Dr. Nina Levine
Performing Consumption in Early Modern London
March 28, 2003
 


Introduction:

Nina Levine is the current Director of Undergraduate Studies at the University of South Carolina.  She received her Ph.D. from Tulane University in 1991.  Her critical works include “The Case of Eleanor Cobham: Authorizing History in 2 Henry VI,” “Accursed Womb, the Bed of Death: Women and Succession in Richard III,” “Lawful Symmetry: The Politics of Treason in 2 Henry VI,” “To Play the Amazon: Patterns of Female Domination in Shakespeare’s History Plays,” and “Extending Credit in the Henry IV Play,” which was published in Shakespeare Quarterly in the year 2000.
In 1998, she received the English Departmental teaching award in which Larry Rhu was the runner-up, and in 2001 she was honored among thirty faculty members to receive the Mortar Board Teaching Award.  Currently, she can be found on the Women’s Studies Affiliate Faculty at the University of South Carolina.
 

Summary of Levine’s Presentation:

The Setting: At the end of 15th century, London is experiencing an upsurge of material goods.  Products once just for kings are now widely available for prosperous London citizens, and even for the middle classes.  The effect in society of such an upsurge is twofold: while on the one hand it is good that more people are now exposed to more goods, this exposure at the same time threatens the hierarchy of the State as class lines become increasingly blurred.

Emulation Theory vs. Performative or Use Theory: The previous theory underlying consumption holds that the driving force behind consumption is emulation.  According to emulation theory, a top-down model of operation exists.  Only the elites of a society have the culture, and all middle classes can do is copy them.  Dr. Levine says that to accept this top-down model limits our understanding of the true nature of consumption.  She presents a new model – Performative or Use Theory.  It holds that as middle class Londoners buy these newly available goods they define their own social meaning.  By emphasizing the “use” of the goods, we bestow an agency on the consumer that has been overlooked in emulation theory.
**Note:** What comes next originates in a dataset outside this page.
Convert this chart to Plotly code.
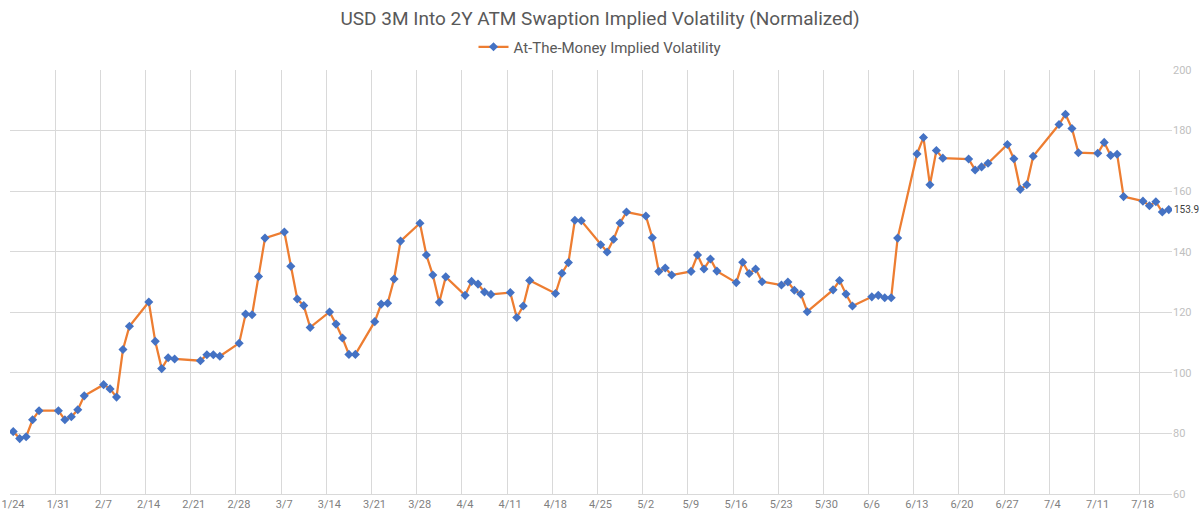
import pandas as pd
import plotly.graph_objects as go

# Trading dates (2022) and normalized ATM implied volatility values
dates = [
    "2022-01-24", "2022-01-25", "2022-01-26", "2022-01-27", "2022-01-28",
    "2022-01-31", "2022-02-01", "2022-02-02", "2022-02-03", "2022-02-04",
    "2022-02-07", "2022-02-08", "2022-02-09", "2022-02-10", "2022-02-11",
    "2022-02-14", "2022-02-15", "2022-02-16", "2022-02-17", "2022-02-18",
    "2022-02-22", "2022-02-23", "2022-02-24", "2022-02-25",
    "2022-02-28", "2022-03-01", "2022-03-02", "2022-03-03", "2022-03-04",
    "2022-03-07", "2022-03-08", "2022-03-09", "2022-03-10", "2022-03-11",
    "2022-03-14", "2022-03-15", "2022-03-16", "2022-03-17", "2022-03-18",
    "2022-03-21", "2022-03-22", "2022-03-23", "2022-03-24", "2022-03-25",
    "2022-03-28", "2022-03-29", "2022-03-30", "2022-03-31", "2022-04-01",
    "2022-04-04", "2022-04-05", "2022-04-06", "2022-04-07", "2022-04-08",
    "2022-04-11", "2022-04-12", "2022-04-13", "2022-04-14",
    "2022-04-18", "2022-04-19", "2022-04-20", "2022-04-21", "2022-04-22",
    "2022-04-25", "2022-04-26", "2022-04-27", "2022-04-28", "2022-04-29",
    "2022-05-02", "2022-05-03", "2022-05-04", "2022-05-05", "2022-05-06",
    "2022-05-09", "2022-05-10", "2022-05-11", "2022-05-12", "2022-05-13",
    "2022-05-16", "2022-05-17", "2022-05-18", "2022-05-19", "2022-05-20",
    "2022-05-23", "2022-05-24", "2022-05-25", "2022-05-26", "2022-05-27",
    "2022-05-31", "2022-06-01", "2022-06-02", "2022-06-03",
    "2022-06-06", "2022-06-07", "2022-06-08", "2022-06-09", "2022-06-10",
    "2022-06-13", "2022-06-14", "2022-06-15", "2022-06-16", "2022-06-17",
    "2022-06-21", "2022-06-22", "2022-06-23", "2022-06-24",
    "2022-06-27", "2022-06-28", "2022-06-29", "2022-06-30", "2022-07-01",
    "2022-07-05", "2022-07-06", "2022-07-07", "2022-07-08",
    "2022-07-11", "2022-07-12", "2022-07-13", "2022-07-14", "2022-07-15",
    "2022-07-18", "2022-07-19", "2022-07-20", "2022-07-21", "2022-07-22",
]

values = [
    80.6, 78.3, 78.9, 84.5, 87.5,
    87.5, 84.5, 85.5, 87.8, 92.4,
    96.1, 94.7, 92.0, 107.7, 115.4,
    123.4, 110.4, 101.4, 105.0, 104.6,
    104.0, 106.0, 106.0, 105.5,
    109.8, 119.4, 119.2, 131.8, 144.5,
    146.5, 135.2, 124.4, 122.2, 115.0,
    120.1, 116.1, 111.5, 106.1, 106.1,
    116.9, 122.7, 123.0, 131.0, 143.5,
    149.4, 138.9, 132.3, 123.3, 131.7,
    125.6, 130.2, 129.3, 126.7, 125.9,
    126.5, 118.3, 122.1, 130.5,
    126.2, 132.9, 136.4, 150.4, 150.2,
    142.3, 139.9, 144.1, 149.5, 153.1,
    151.8, 144.6, 133.5, 134.6, 132.3,
    133.5, 138.9, 134.3, 137.6, 133.6,
    129.8, 136.5, 132.8, 134.3, 130.1,
    129.0, 130.0, 127.3, 126.0, 120.2,
    127.4, 130.5, 126.0, 122.1,
    125.1, 125.6, 124.8, 124.8, 144.5,
    172.3, 177.7, 162.1, 173.4, 170.9,
    170.6, 167.0, 168.0, 169.2,
    175.4, 170.7, 160.6, 162.1, 171.5,
    182.0, 185.4, 180.7, 172.7,
    172.5, 176.1, 171.8, 172.2, 158.2,
    156.7, 155.2, 156.5, 153.1, 153.9,
]

series_name = "At-The-Money Implied Volatility"
title_text = "USD 3M Into 2Y ATM Swaption Implied Volatility (Normalized)"
y_ticks = [60, 80, 100, 120, 140, 160, 180, 200]

# Excel-style date axis: each day occupies a slot, points sit mid-slot
x = pd.to_datetime(dates) + pd.Timedelta(hours=12)

FONT = "Roboto"
WEEK_MS = 7 * 24 * 3600 * 1000

fig = go.Figure()
fig.add_trace(go.Scatter(
    x=x, y=values, mode="lines+markers", name=series_name,
    line=dict(color="#ED7D31", width=2.25),
    marker=dict(symbol="diamond", size=7, color="#4472C4"),
))

fig.add_annotation(
    x=x[-1], y=values[-1], text=f"{values[-1]:.1f}",
    showarrow=False, xanchor="left", yanchor="middle", xshift=3,
    font=dict(family=FONT, size=10, color="#404040"),
)

fig.update_layout(
    width=1200, height=517,
    margin=dict(l=10, r=28, t=70, b=23, autoexpand=False),
    paper_bgcolor="white", plot_bgcolor="white",
    font=dict(family=FONT),
    title=dict(
        text=title_text, x=0.5, xanchor="center", xref="container",
        y=1 - 18 / 517, yanchor="middle", yref="container",
        font=dict(family=FONT, size=19, color="#595959"),
    ),
    showlegend=True,
    legend=dict(
        orientation="h", x=0.5, xanchor="center", xref="container",
        y=1 - 47 / 517, yanchor="middle", yref="container",
        font=dict(family=FONT, size=15, color="#595959"),
        bgcolor="rgba(0,0,0,0)",
    ),
    xaxis=dict(
        type="date", automargin=False,
        range=["2022-01-24", "2022-07-23"],
        tickmode="linear", tick0="2022-01-24", dtick=WEEK_MS,
        tickformat="%-m/%-d",
        showgrid=True, gridcolor="#d9d9d9", gridwidth=1,
        showline=True, linecolor="#d9d9d9", linewidth=1,
        ticks="", ticklabelshift=3,
        tickfont=dict(family=FONT, size=11, color="#7f7f7f"),
        zeroline=False,
    ),
    yaxis=dict(
        side="right", range=[60, 200], automargin=False,
        tickmode="array", tickvals=y_ticks,
        showgrid=True, gridcolor="#d9d9d9", gridwidth=1,
        showline=False, ticks="", zeroline=False,
        tickfont=dict(family=FONT, size=11, color="#bfbfbf"),
    ),
)

fig.write_html("out.html")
Her Source: While all sorts of scholarship exists, Levine focuses on Claudius Holyband’s French language instruction manuals, the French Littleton and the French Schoolmaster, specifically written to aid English merchants in learning French by translating everyday dialogues on facing pages. (This link goes to scans of both books, which we made from facsimile editions published by Scolar Press in the 1970s).  In short, how one learns from these manuals is to read the lessons and rehearse them – like performing a script.  We must remember here that learning a different language was once exclusively the domain of the English elite, and that the method of the learning particular to these manuals is for the English merchant to emulate himself after one of the elite “characters” in the instruction.  Scripts?, elite characters?, emulation? – don’t these manuals prove the emulation theory then?

The Performance: According to Levine the answer is no.  We must remember that these dialogues are not fixed.  Give the consumer some agency – he chooses how he wants to use this manual as there is no teacher standing over his shoulder.  The consumer/actor makes the lesson/performance his own.  Performance is a moment to moment action that the text could never have anticipated.  Thus, consumption and language are alike in that the intent of a good or a word may not necessarily be how it is actually used.

Advertising, Choice, and Pleasure: In addition to the performative aspect of the manuals, Levine argues that these manuals are “compendiums of material goods and consumption practices.”  The manuals require the performer to exercise his choice in the dialogue (e.g. “give me white, wheat, or stale bread”).  The manuals advertise what is available to consumers and “normalize” the idea of choice, then, in an age in which numerous sumptuary laws prohibit such acts.  The manuals also provide people with a sense of, and a chance to rehearse, pleasure (e.g. a huge feast scene), and that personal pleasure, of course, cannot be described as pure emulation.

How is This Useful to the ENGL 4340 Class?

With all this talk of consumption, we should automatically be thinking about Bartholomew Fair and Shoemaker’s Holiday.  We should hear those calls of London - see Bartholomew Fair Act II, scene iv - and know now that they are more than just selling tactics but advertisements of goods and the encouragement of choice that people in the middle classes had never really known before.  Also, we can now see that when Eyre and Margery don the proper clothing of a Lord Mayor they are not imitating that class level, but they are solely bringing to it all the particulars of their personalities; the clothes do not change them, but they certainly change the image which the clothes represent like the performative model of consumption argued for by Dr. Levine.  “Prince I am none, yet am I princely born” (Shoemakers’ Holiday 1.1.19-20).  With the emulative garment, he gains agency and promotes his socio-economic status.  Indeed, through Levine’s conception of consumption we can begin to see every little act of purchase, every act of selling, as more than people just getting along in life, but the steps in shaping a more democratic English society.

    Dekker, Thomas.  Shoemakers’ Holiday.  In Renaissance Drama.  Ed. Arthur Kinney.  Oxford: Blackwell Publishers, 1999: 243-286.